Cubs 9, Brewers 3
MILWAUKEE (AP)—Rich Hill acknowledged that he was a little excited in the sixth inning.
His perfect game ended abruptly, and he was facing a jam with two on and nobody out. But the typically stonefaced Hill pumped his fist after retiring the final three batters, capped by striking out Prince Fielder on three straight breaking pitches—the final one sidearmed.
“It was not the norm,” Hill said of his fist-pumping gesture. “I’m pretty mellow, but that was pretty exciting.”
Hill, who was shaky in his final exhibition stint of the spring and sore from a blister on his hand, got all the run support he needed before he stepped on the mound. The Cubs scored six times in the first inning, capped by Mark DeRosa’s two-run homer.
Hill’s run at a perfect game and a shutout ended in the sixth when Corey Hart led off and hit a fastball deep into the Brewers’ bullpen to cut Chicago’s lead to 6-1.
“He threw fastballs, came back with the curveball,” Hart said. “I guessed right, it was fastball.”
The left-hander took advantage of his early lead, using his big breaking ball and a sharp fastball to stymie the Brewers. He struck out the leadoff hitters in four of the first five innings, primarily using his well-regarded curveball, which drops from 12-to-6 and often helps him adjust to the proper arm slot when he’s struggling to locate his low-90s fastball.
Hill (1-0) had no problem against the Brewers, who couldn’t get a read on either pitch, especially when he mixed in his changeup. Rickie Weeks struck out twice, as did Bill Hall, who also struggled for the second straight game as the team’s new center fielder.
After Hart’s homer, Hill and the Cubs lost their confidence briefly, committing back-to-back errors. After Hill got a visit at the mound, he settled down and retired the next three batters, capped by his sixth and final strikeout.

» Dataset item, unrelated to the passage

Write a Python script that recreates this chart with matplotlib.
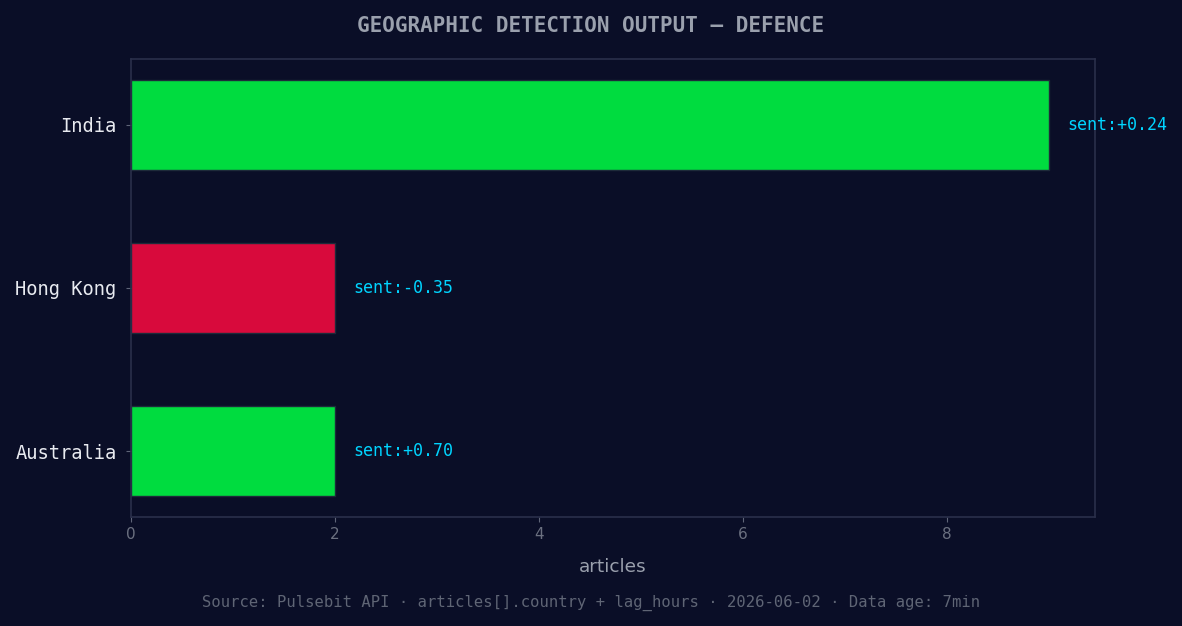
import matplotlib
matplotlib.use("Agg")
import matplotlib.pyplot as plt

countries = ["Australia", "Hong Kong", "India"]
articles = [2, 2, 9]
sentiment = [0.70, -0.35, 0.24]

BG = "#0a0e27"
GREEN = "#00dc3f"
RED = "#d80a3c"
CYAN = "#00d4ff"
SPINE = "#2a2f4a"

fig, ax = plt.subplots(figsize=(11.82, 6.26), dpi=100)
fig.patch.set_facecolor(BG)
ax.set_facecolor(BG)

colors = [GREEN if s >= 0 else RED for s in sentiment]
ax.barh(countries, articles, height=0.55, color=colors, edgecolor="#1e2a3a", linewidth=1)

for i, (n, s) in enumerate(zip(articles, sentiment)):
    ax.text(n + max(articles) * 0.02, i, f"sent:{s:+.2f}", color=CYAN,
            va="center", ha="left", fontsize=12, family="DejaVu Sans Mono")

ax.set_xlim(0, max(articles) * 1.05)
for sp in ax.spines.values():
    sp.set_color(SPINE)
    sp.set_linewidth(1.2)
ax.tick_params(axis="x", colors="#5f6578", labelcolor="#6b7080", labelsize=11)
ax.tick_params(axis="y", colors="#5f6578", labelcolor="#e8eaf0", labelsize=13.5, pad=7)
for lbl in ax.get_yticklabels():
    lbl.set_family("DejaVu Sans Mono")
ax.set_xlabel("articles", color="#9aa0ad", fontsize=13.3, labelpad=12)

fig.suptitle("GEOGRAPHIC DETECTION OUTPUT — DEFENCE", color="#9aa0ad",
             fontsize=15, fontweight="bold", family="DejaVu Sans Mono", y=0.975)
fig.text(0.5, 0.037, "Source: Pulsebit API · articles[].country + lag_hours · 2026-06-02 · Data age: 7min",
         ha="center", va="center", color="#5f6575", fontsize=11.2, family="DejaVu Sans Mono")

fig.subplots_adjust(left=0.111, right=0.926, top=0.906, bottom=0.174)
fig.savefig("out.png", dpi=100, facecolor=BG)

Hill threw three straight breaking balls, but dropped to a lower, sidearm slot to finish off Fielder.
“It was like a slider,” he said. “A drop-down slider.”
When asked why he never talked about it or showed it before, he made a hush-hush gesture and smiled.
“(Don’t want) to show all your cards,” he said.
The Cubs answered in the seventh off reliever Claudio Vargas, who came in after Brewers starter Dave Bush (0-1) settled down following his miserable first inning. Cliff Floyd doubled in a run and Michael Barrett added an RBI single to make it 8-1. In the eighth, Ronny Cedeno batted for Hill and hit his first pinch-hit home run to give the Cubs a 9-1 lead.
The Cubs also made the most of their early opportunities. After scoring seven runs in their first three games, Chicago rapped out six runs off six hits while batting through the order in the first.
“We came out swinging the bats, and Rich made them hold up,” Cubs manager Lou Piniella said. “That’s what you like to see.”
After Aramis Ramirez hit an RBI single to open scoring, the Cubs got a break when Floyd’s deep drive was misjudged by Hall in center as he stuck his glove up in desperation. Hall compounded the problems with a poor relay throw—the Brewers’ first error of the year—allowing Derek Lee and Ramirez to score.
“He’s new. He’s learning,” Floyd said. “I never counted him out until he turned all the way around, and I knew I beat him then. It’s a learning process.”
Floyd came in after Barrett, hitless in his first 11 at-bats, singled him home, and DeRosa followed with a two-run homer, his second in as many games, to cap scoring in the inning.
“It was as bad as it could be in the first inning,” Bush said.
Kevin Mench hit a two-run double with two outs in the ninth to make it 9-3.
Bush, who won nine of his 12 games last season at Miller Park, settled down after the first. He allowed just two more hits for a total of eight and finished with seven strikeouts in six innings.
The Brewers said Hall will wear No. 42 on Jackie Robinson Day on April 15. … Twelve of the 15 meetings between the clubs come before the All-Star break. … One Cubs fan had a sign that said: “Your Brew isn’t as Sweet as Lou” in reference to Piniella.